Integration With Engineering Tools
Bugs should land in the system engineers already use. That usually means Jira , Linear , or GitHub Issues , plus Slack for async discussion.
The integration needs to be two-way where possible. Status updates on the tracker should reflect in the capture tool, so duplicate reports and stale bugs don’t pile up.
API Access for Custom Workflows
Mature engineering teams want to script bug submission from their own tools. CI pipelines that fail should be able to file bugs automatically. Internal dashboards should pull reports via REST or GraphQL.
Without API access, you’re stuck with whatever integrations the vendor ships. That works for a while, then it doesn’t.
Session Replay for Reproducing Complex Bugs
Steps-to-reproduce are the first thing to go wrong in a bug report. Session replay removes that failure mode by showing the actual sequence of DOM mutations, network activity, and console output that led to the failure.
Not every bug needs replay, but intermittent bugs usually do. A ten-second replay beats a three-paragraph reproduction description.
Low Setup Friction
Engineers hate SDKs that require code changes for simple feedback workflows. A browser extension or lightweight script tag should be enough to get capture working on staging or production. Chrome extensions for bug reporting are often the fastest way to pilot a capture-first workflow without touching application code.

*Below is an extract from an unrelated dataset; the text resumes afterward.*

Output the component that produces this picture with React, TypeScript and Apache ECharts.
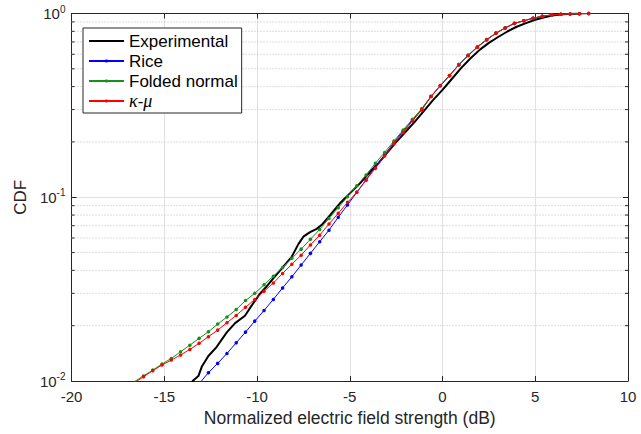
import React, { useEffect, useRef } from "react";
import * as echarts from "echarts";

// x positions (dB) of the model curves' markers
const modelX = [
  -16.62, -16.12, -15.62, -15.12, -14.62, -14.12, -13.62, -13.12, -12.62, -12.12,
  -11.62, -11.12, -10.62, -10.12, -9.62, -9.12, -8.62, -8.12, -7.62, -7.12,
  -6.62, -6.12, -5.62, -5.12, -4.62, -4.12, -3.62, -3.12, -2.62, -2.12,
  -1.62, -1.12, -0.62, -0.12, 0.38, 0.88, 1.38, 1.88, 2.38, 2.88,
  3.38, 3.88, 4.38, 4.88, 5.38, 5.88, 6.38, 6.88, 7.38, 7.88,
];

const riceCdf = [
  null, null, null, null, null, null, null, 0.00966, 0.0111, 0.01247,
  0.01413, 0.01614, 0.01845, 0.02118, 0.0242, 0.0278, 0.0321, 0.0369, 0.0428, 0.0495,
  0.0573, 0.0662, 0.0778, 0.0908, 0.1064, 0.1242, 0.1466, 0.170, 0.1986, 0.229,
  0.263, 0.302, 0.353, 0.4055, 0.46, 0.527, 0.592, 0.658, 0.721, 0.782,
  0.835, 0.884, 0.913, 0.943, 0.966, 0.982, 0.991, 0.995, 0.998, 0.999,
];

const foldedCdf = [
  0.0099, 0.01066, 0.01146, 0.01236, 0.01327, 0.01442, 0.01567, 0.01706, 0.01854, 0.0204,
  0.0223, 0.0245, 0.0274, 0.03, 0.0334, 0.0372, 0.0415, 0.0465, 0.0522, 0.059,
  0.0668, 0.0767, 0.0877, 0.1007, 0.1156, 0.1321, 0.1531, 0.1754, 0.2023, 0.2323,
  0.2655, 0.3034, 0.3548, 0.4046, 0.46, 0.527, 0.592, 0.658, 0.721, 0.782,
  0.835, 0.884, 0.913, 0.943, 0.966, 0.982, 0.991, 0.995, 0.998, 0.999,
];

const kappaMuCdf = [
  0.00977, 0.01054, 0.01138, 0.01222, 0.013, 0.01384, 0.01486, 0.01603, 0.01742, 0.01892,
  0.02075, 0.02275, 0.02518, 0.0278, 0.0308, 0.0341, 0.0385, 0.0432, 0.0484, 0.055,
  0.0622, 0.0715, 0.0817, 0.0938, 0.1064, 0.1242, 0.1436, 0.1675, 0.1963, 0.2244,
  0.26, 0.2985, 0.353, 0.4046, 0.458, 0.525, 0.589, 0.655, 0.718, 0.78,
  0.834, 0.883, 0.912, 0.942, 0.966, 0.982, 0.991, 0.995, 0.998, 0.999,
];

// experimental curve
const expX = [
  -13.6, -13.47, -13.16, -12.98, -12.62, -12.17, -11.63, -11.18, -10.65, -10.29,
  -9.84, -9.48, -9.12, -8.58, -8.13, -7.77, -7.5, -7.14, -6.78, -6.51,
  -6.06, -5.53, -4.99, -4.45, -3.9, -3.46, -3.0, -2.5, -2.0, -1.5,
  -1.0, -0.5, 0, 0.5, 1.0, 1.5, 2.0, 2.5, 3.0, 3.5,
  4.0, 4.5, 5.0, 5.5, 6.0, 6.5, 7.0, 7.5,
];
const expCdf = [
  0.0091, 0.01, 0.01064, 0.01194, 0.01368, 0.01535, 0.0184, 0.02065, 0.02265, 0.0257,
  0.0299, 0.0327, 0.0362, 0.0419, 0.0474, 0.0556, 0.061, 0.0646, 0.0673, 0.0708,
  0.08, 0.0927, 0.105, 0.119, 0.1377, 0.1528, 0.1738, 0.1995, 0.2265, 0.257,
  0.295, 0.339, 0.384, 0.44, 0.504, 0.569, 0.634, 0.692, 0.745, 0.798,
  0.847, 0.887, 0.925, 0.955, 0.977, 0.991, 0.998, 0.9995,
];

const xTicks = { min: -20, max: 10, interval: 5 };
const yRange = { min: 0.01, max: 1 };
const minorY = [0.02, 0.03, 0.04, 0.05, 0.06, 0.07, 0.08, 0.09, 0.2, 0.3, 0.4, 0.5, 0.6, 0.7, 0.8, 0.9];

const FONT = 'Arial, "Liberation Sans", Helvetica, sans-serif';
const AX = "#262626";

function pairs(xs: number[], ys: (number | null)[]) {
  return xs.map((x, i) => [x, ys[i]]);
}

export default function App() {
  const ref = useRef<HTMLDivElement>(null);
  useEffect(() => {
    document.body.style.margin = "0";
    const chart = echarts.init(ref.current!, undefined, { renderer: "svg" });
    const yLabel = (v: number) => {
      const e = Math.round(Math.log10(v));
      return `{b|10}{s|${e}}`;
    };
    const axisLine = { show: true, onZero: false, lineStyle: { color: AX, width: 1 } };
    const axisTick = { show: true, inside: true, length: 5, lineStyle: { color: AX } };
    const option: any = {
      animation: false,
      backgroundColor: "#fff",
      textStyle: { fontFamily: FONT },
      grid: { left: 71.5, right: 13, top: 13.5, bottom: 53, containLabel: false },
      legend: {
        orient: "vertical",
        left: 83,
        top: 28,
        padding: [3, 4, 2, 5],
        itemGap: 0,
        itemWidth: 35,
        itemHeight: 4,
        borderColor: AX,
        borderWidth: 1,
        backgroundColor: "#fff",
        data: [
          { name: "Experimental", itemStyle: { opacity: 0 } },
          "Rice",
          "Folded normal",
          "κ-μ",
        ],
        formatter: (n: string) => (n === "κ-μ" ? "{i|κ}-{i|μ}" : n),
        textStyle: {
          fontFamily: FONT,
          fontSize: 17,
          lineHeight: 20,
          color: "#000",
          rich: {
            i: { fontFamily: '"Liberation Serif", "Times New Roman", serif', fontStyle: "italic", fontSize: 18, lineHeight: 20 },
          },
        },
      },
      xAxis: [
        {
          type: "value",
          ...xTicks,
          position: "bottom",
          name: "Normalized electric field strength (dB)",
          nameLocation: "middle",
          nameGap: 24,
          nameTextStyle: { fontSize: 17.5, color: AX, fontFamily: FONT },
          axisLine,
          axisTick,
          axisLabel: { fontSize: 15, color: AX, margin: 8, fontFamily: FONT },
          splitLine: { show: true, lineStyle: { color: "#e1e1e1", width: 1 } },
        },
        {
          type: "value",
          ...xTicks,
          position: "top",
          axisLine,
          axisTick,
          axisLabel: { show: false },
          splitLine: { show: false },
        },
      ],
      yAxis: [
        {
          type: "log",
          logBase: 10,
          ...yRange,
          position: "left",
          name: "CDF",
          nameLocation: "middle",
          nameGap: 42,
          nameTextStyle: { fontSize: 17, color: AX, fontFamily: FONT },
          axisLine,
          axisTick,
          axisLabel: {
            color: AX,
            margin: 6,
            formatter: yLabel,
            rich: {
              b: { fontSize: 15, color: AX, fontFamily: FONT },
              s: { fontSize: 10, color: AX, fontFamily: FONT, padding: [0, 0, 9, 0] },
            },
          },
          splitLine: { show: true, lineStyle: { color: "#e1e1e1", width: 1 } },
        },
        {
          type: "log",
          logBase: 10,
          ...yRange,
          position: "right",
          axisLine,
          axisTick,
          axisLabel: { show: false },
          splitLine: { show: false },
        },
      ],
      series: [
        {
          type: "custom",
          name: "minorGrid",
          silent: true,
          z: 1,
          xAxisIndex: 0,
          yAxisIndex: 0,
          clip: false,
          data: minorY.map((v) => [xTicks.min, v]),
          renderItem: (params: any, api: any) => {
            const v = api.value(1);
            const p1 = api.coord([xTicks.min, v]);
            const p2 = api.coord([xTicks.max, v]);
            return {
              type: "group",
              children: [
                { type: "line", shape: { x1: p1[0], y1: p1[1], x2: p2[0], y2: p2[1] }, style: { stroke: "#bdbdbd", lineWidth: 1, lineDash: [1, 2] } },
                { type: "line", shape: { x1: p1[0], y1: p1[1], x2: p1[0] + 3, y2: p1[1] }, style: { stroke: AX, lineWidth: 1 } },
                { type: "line", shape: { x1: p2[0] - 3, y1: p2[1], x2: p2[0], y2: p2[1] }, style: { stroke: AX, lineWidth: 1 } },
              ],
            };
          },
        },
        {
          type: "line",
          name: "Experimental",
          data: pairs(expX, expCdf),
          showSymbol: false,
          symbol: "none",
          lineStyle: { color: "#000", width: 2 },
          itemStyle: { color: "#000" },
          z: 3,
        },
        {
          type: "line",
          name: "Rice",
          data: pairs(modelX, riceCdf),
          symbol: "circle",
          symbolSize: 3.5,
          lineStyle: { color: "#0000ff", width: 1 },
          itemStyle: { color: "#0000ff" },
          z: 4,
        },
        {
          type: "line",
          name: "Folded normal",
          data: pairs(modelX, foldedCdf),
          symbol: "circle",
          symbolSize: 3.5,
          lineStyle: { color: "#16901a", width: 1 },
          itemStyle: { color: "#16901a" },
          z: 5,
        },
        {
          type: "line",
          name: "κ-μ",
          data: pairs(modelX, kappaMuCdf),
          symbol: "circle",
          symbolSize: 3.5,
          lineStyle: { color: "#ff0000", width: 1 },
          itemStyle: { color: "#ff0000" },
          z: 6,
        },
      ],
    };
    chart.setOption(option);
    return () => chart.dispose();
  }, []);
  return <div ref={ref} style={{ width: 641, height: 434 }} />;
}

Code-level instrumentation is fine for deeper error tracking, but it shouldn’t be the entry point. Teams that have to plan a sprint around onboarding will quietly abandon the tool.
Privacy and Security
Bug capture touches user sessions, which means it can touch personal data. SOC 2 reporting, field-level PII masking, and self-hosted options matter more than marketing pages admit.

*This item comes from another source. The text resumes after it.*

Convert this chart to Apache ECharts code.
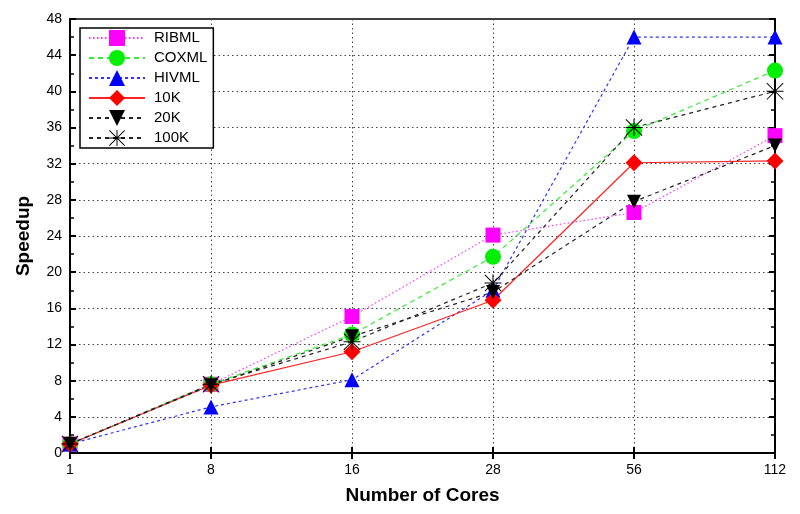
<!DOCTYPE html>
<html><head><meta charset="utf-8">
<script src="https://cdn.jsdelivr.net/npm/echarts@6/dist/echarts.min.js"></script>
<style>html,body{margin:0;padding:0;background:#fff}#c{width:800px;height:514px}</style>
</head><body><div id="c"></div>
<script>
const cores = ['1','8','16','28','56','112'];
const yTicks = [0,4,8,12,16,20,24,28,32,36,40,44,48];
const ribml = [1.0, 7.6, 15.1, 24.1, 26.6, 35.1];
const coxml = [1.0, 7.6, 13.1, 21.7, 35.6, 42.3];
const hivml = [1.0, 5.1, 8.1, 18.0, 46.0, 46.0];
const k10  = [1.0, 7.5, 11.2, 16.9, 32.1, 32.3];
const k20  = [1.0, 7.5, 12.9, 17.8, 27.8, 34.0];
const k100 = [1.0, 7.6, 12.3, 18.8, 36.0, 40.0];

const asterisk = 'path://M9.4,0L10.6,0L10.6,20L9.4,20Z M0,9.4L20,9.4L20,10.6L0,10.6Z M0.8,0L20,19.2L19.2,20L0,0.8Z M19.2,0L20,0.8L0.8,20L0,19.2Z';
const font = 'Liberation Sans, Arial, Helvetica, sans-serif';

function mk(name, data, color, lineColor, type, symbol, size, extra) {
  return Object.assign({
    name, type: 'line', data,
    symbol, symbolSize: size,
    itemStyle: { color: color },
    lineStyle: { color: lineColor, width: 1.2, type: type },
    emphasis: { disabled: true },
    animation: false
  }, extra || {});
}

const chart = echarts.init(document.getElementById('c'), null, {renderer: 'canvas'});
chart.setOption({
  backgroundColor: '#fff',
  animation: false,
  grid: { left: 70, right: 25, top: 19, bottom: 61, show: true, borderColor: '#000', borderWidth: 1.5 },
  legend: {
    orient: 'vertical', left: 80, top: 28,
    backgroundColor: '#fff', borderColor: '#000', borderWidth: 1.5,
    padding: [2, 6, 2, 8], itemGap: 4, itemWidth: 56, itemHeight: 20,
    textStyle: { fontFamily: font, fontSize: 15, color: '#000', padding: [0,0,0,4] },
    data: ['RIBML','COXML','HIVML','10K','20K','100K']
  },
  xAxis: [{
    type: 'category', data: cores, boundaryGap: false,
    name: 'Number of Cores', nameLocation: 'middle', nameGap: 33,
    nameTextStyle: { fontFamily: font, fontSize: 19, fontWeight: 'bold', color: '#000' },
    axisLine: { show: true, lineStyle: { color: '#000', width: 2 } },
    axisTick: { show: true, inside: true, length: 6, lineStyle: { color: '#000', width: 2 } },
    axisLabel: { fontFamily: font, fontSize: 14, color: '#000', margin: 10 },
    splitLine: { show: true, lineStyle: { color: '#444', type: [1.5, 3], width: 1 } }
  }, {
    type: 'category', data: cores, boundaryGap: false, position: 'top',
    axisLine: { show: true, lineStyle: { color: '#000', width: 1.5 } },
    axisTick: { show: true, inside: true, length: 6, lineStyle: { color: '#000', width: 2 } },
    axisLabel: { show: false }, splitLine: { show: false }
  }],
  yAxis: [{
    type: 'value', min: 0, max: 48, interval: 4,
    name: 'Speedup', nameLocation: 'middle', nameGap: 37, nameRotate: 90,
    nameTextStyle: { fontFamily: font, fontSize: 19, fontWeight: 'bold', color: '#000' },
    axisLine: { show: true, lineStyle: { color: '#000', width: 2 } },
    axisTick: { show: true, inside: true, length: 6, lineStyle: { color: '#000', width: 2 } },
    minorTick: { show: true, splitNumber: 2, length: 4, lineStyle: { color: '#000', width: 1.5 } },
    axisLabel: { fontFamily: font, fontSize: 14, color: '#000', margin: 8,
      formatter: v => yTicks.includes(v) ? String(v) : '' },
    splitLine: { show: true, lineStyle: { color: '#444', type: [1.5, 3], width: 1 } }
  }, {
    type: 'value', min: 0, max: 48, interval: 4, position: 'right',
    axisLine: { show: true, lineStyle: { color: '#000', width: 2 } },
    axisTick: { show: true, inside: true, length: 6, lineStyle: { color: '#000', width: 2 } },
    minorTick: { show: true, splitNumber: 2, length: 4, lineStyle: { color: '#000', width: 1.5 } },
    axisLabel: { show: false }, splitLine: { show: false }
  }],
  series: [
    mk('RIBML', ribml, '#ff00ff', '#ff33ff', [1.5, 2.5], 'rect', 15),
    mk('COXML', coxml, '#00ee00', '#33ee33', [5, 4], 'circle', 16),
    mk('HIVML', hivml, '#0000ff', '#3333ff', [3, 3], 'triangle', 15),
    mk('10K', k10, '#ff0000', '#ff2222', 'solid', 'diamond', 17),
    mk('20K', k20, '#000000', '#222222', [4, 4], 'triangle', 14, { symbolRotate: 180 }),
    mk('100K', k100, '#000000', '#222222', [4, 4], asterisk, 17)
  ]
});
</script></body></html>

Engineering leaders in regulated industries treat this as a gate, not a preference. If the vendor can’t answer questions about data residency and retention, the evaluation ends.

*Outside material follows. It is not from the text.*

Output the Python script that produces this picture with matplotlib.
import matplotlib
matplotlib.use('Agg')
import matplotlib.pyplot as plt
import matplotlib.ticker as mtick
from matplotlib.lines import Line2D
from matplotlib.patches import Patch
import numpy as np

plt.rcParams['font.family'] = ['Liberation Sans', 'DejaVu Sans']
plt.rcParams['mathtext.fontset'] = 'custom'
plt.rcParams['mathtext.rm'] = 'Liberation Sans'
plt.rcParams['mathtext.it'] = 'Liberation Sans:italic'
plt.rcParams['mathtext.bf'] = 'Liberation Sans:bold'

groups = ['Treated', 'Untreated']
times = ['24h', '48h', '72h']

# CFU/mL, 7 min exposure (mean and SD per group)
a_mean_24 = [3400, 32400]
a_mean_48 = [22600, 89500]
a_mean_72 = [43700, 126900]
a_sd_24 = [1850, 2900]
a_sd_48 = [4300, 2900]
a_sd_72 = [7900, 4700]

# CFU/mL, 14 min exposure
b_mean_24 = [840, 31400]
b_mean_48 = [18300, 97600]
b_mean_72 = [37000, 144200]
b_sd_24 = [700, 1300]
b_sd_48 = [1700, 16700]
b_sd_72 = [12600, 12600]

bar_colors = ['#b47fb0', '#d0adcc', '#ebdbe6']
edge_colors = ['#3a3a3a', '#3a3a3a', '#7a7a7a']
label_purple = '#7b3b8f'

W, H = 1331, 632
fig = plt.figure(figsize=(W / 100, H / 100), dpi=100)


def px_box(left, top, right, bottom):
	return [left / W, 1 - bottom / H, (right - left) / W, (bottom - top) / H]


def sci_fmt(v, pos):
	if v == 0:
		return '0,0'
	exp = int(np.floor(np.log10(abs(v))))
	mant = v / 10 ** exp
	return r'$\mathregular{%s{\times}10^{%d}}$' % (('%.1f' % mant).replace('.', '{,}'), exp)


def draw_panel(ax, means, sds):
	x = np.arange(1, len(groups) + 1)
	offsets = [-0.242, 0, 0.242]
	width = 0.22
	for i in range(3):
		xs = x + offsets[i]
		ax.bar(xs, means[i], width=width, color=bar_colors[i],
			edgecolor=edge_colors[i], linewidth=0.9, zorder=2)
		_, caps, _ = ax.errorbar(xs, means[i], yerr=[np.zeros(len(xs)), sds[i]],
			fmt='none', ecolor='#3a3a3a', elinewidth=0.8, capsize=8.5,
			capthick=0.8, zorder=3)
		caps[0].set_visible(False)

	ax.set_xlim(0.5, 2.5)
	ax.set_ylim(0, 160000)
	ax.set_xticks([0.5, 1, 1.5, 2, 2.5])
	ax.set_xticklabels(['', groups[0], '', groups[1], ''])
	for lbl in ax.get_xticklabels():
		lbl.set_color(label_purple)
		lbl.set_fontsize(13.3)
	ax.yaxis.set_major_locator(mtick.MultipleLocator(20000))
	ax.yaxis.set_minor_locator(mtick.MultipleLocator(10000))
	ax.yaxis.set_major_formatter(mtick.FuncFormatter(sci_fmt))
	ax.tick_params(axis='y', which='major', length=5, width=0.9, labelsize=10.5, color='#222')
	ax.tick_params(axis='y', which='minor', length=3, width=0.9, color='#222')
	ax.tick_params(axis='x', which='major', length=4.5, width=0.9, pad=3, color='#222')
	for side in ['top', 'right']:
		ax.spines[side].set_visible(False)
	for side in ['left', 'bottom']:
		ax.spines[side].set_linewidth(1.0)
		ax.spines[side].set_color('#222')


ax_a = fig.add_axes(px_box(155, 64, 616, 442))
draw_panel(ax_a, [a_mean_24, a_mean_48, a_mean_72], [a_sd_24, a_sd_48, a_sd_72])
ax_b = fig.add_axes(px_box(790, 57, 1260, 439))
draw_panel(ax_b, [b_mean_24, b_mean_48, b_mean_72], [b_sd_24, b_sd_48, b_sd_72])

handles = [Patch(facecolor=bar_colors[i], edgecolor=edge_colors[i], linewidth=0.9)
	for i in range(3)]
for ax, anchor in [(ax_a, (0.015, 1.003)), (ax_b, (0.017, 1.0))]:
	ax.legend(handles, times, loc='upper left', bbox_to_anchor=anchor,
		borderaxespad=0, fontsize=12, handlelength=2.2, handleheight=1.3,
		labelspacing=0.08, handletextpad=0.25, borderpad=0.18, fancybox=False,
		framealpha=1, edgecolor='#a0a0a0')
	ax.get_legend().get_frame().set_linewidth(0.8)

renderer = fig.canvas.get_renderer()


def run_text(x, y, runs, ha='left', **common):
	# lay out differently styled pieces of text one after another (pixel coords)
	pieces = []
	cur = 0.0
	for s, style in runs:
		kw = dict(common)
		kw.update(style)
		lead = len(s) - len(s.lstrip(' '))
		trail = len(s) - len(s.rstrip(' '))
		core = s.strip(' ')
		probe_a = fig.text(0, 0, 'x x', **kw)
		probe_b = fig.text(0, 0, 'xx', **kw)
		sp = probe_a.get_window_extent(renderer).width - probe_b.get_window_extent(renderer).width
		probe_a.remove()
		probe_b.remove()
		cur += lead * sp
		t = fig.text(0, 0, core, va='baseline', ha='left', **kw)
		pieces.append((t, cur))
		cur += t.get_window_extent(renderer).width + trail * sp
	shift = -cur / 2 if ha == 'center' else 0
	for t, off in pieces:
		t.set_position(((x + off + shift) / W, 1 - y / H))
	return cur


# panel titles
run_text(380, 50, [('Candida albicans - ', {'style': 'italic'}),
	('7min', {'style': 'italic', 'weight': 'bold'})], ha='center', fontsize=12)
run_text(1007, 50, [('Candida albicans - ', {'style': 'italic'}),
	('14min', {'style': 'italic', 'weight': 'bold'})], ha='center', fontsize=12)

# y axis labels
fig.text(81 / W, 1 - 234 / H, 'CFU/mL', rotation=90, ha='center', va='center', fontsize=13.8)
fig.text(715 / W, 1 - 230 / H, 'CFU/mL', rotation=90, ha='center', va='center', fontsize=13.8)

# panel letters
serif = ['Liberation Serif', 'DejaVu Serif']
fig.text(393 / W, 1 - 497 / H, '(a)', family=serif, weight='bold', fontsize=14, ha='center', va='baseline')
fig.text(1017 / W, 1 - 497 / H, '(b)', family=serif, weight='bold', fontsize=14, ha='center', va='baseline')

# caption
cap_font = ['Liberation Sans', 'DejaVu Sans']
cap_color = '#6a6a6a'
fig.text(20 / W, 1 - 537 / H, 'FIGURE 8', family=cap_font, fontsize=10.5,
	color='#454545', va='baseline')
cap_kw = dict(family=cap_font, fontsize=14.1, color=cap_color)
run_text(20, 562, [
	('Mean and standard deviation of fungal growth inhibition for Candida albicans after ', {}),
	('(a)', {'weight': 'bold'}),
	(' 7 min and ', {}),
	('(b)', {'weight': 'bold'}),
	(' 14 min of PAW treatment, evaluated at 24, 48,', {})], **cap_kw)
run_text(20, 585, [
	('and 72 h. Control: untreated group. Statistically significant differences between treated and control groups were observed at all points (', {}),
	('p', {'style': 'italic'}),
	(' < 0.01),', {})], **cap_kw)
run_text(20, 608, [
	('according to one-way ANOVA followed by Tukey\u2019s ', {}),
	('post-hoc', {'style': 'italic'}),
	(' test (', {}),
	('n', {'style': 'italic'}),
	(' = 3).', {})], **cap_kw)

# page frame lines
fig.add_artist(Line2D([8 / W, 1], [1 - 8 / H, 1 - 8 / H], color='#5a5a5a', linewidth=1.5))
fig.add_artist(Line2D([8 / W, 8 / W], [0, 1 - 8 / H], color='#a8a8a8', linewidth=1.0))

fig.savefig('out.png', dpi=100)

Bug Reporting Software vs. Bug Tracking Software
The terms get used interchangeably, but they describe different parts of the workflow. Getting the distinction right saves you from buying two tools that do the same thing or one tool that does neither well.
How Is Bug Reporting Software Different From Project Management Tools?
Bug reporting software handles the input side: capturing what broke, where, and under what conditions. Bug tracking software handles the output side: managing the ticket through triage, assignment, fix, review, and verification.
Project management tools like Jira and Linear are tracking systems with minimal capture features. They give you a form with text fields. They don’t record the browser state, console errors, or network requests unless you paste them in manually.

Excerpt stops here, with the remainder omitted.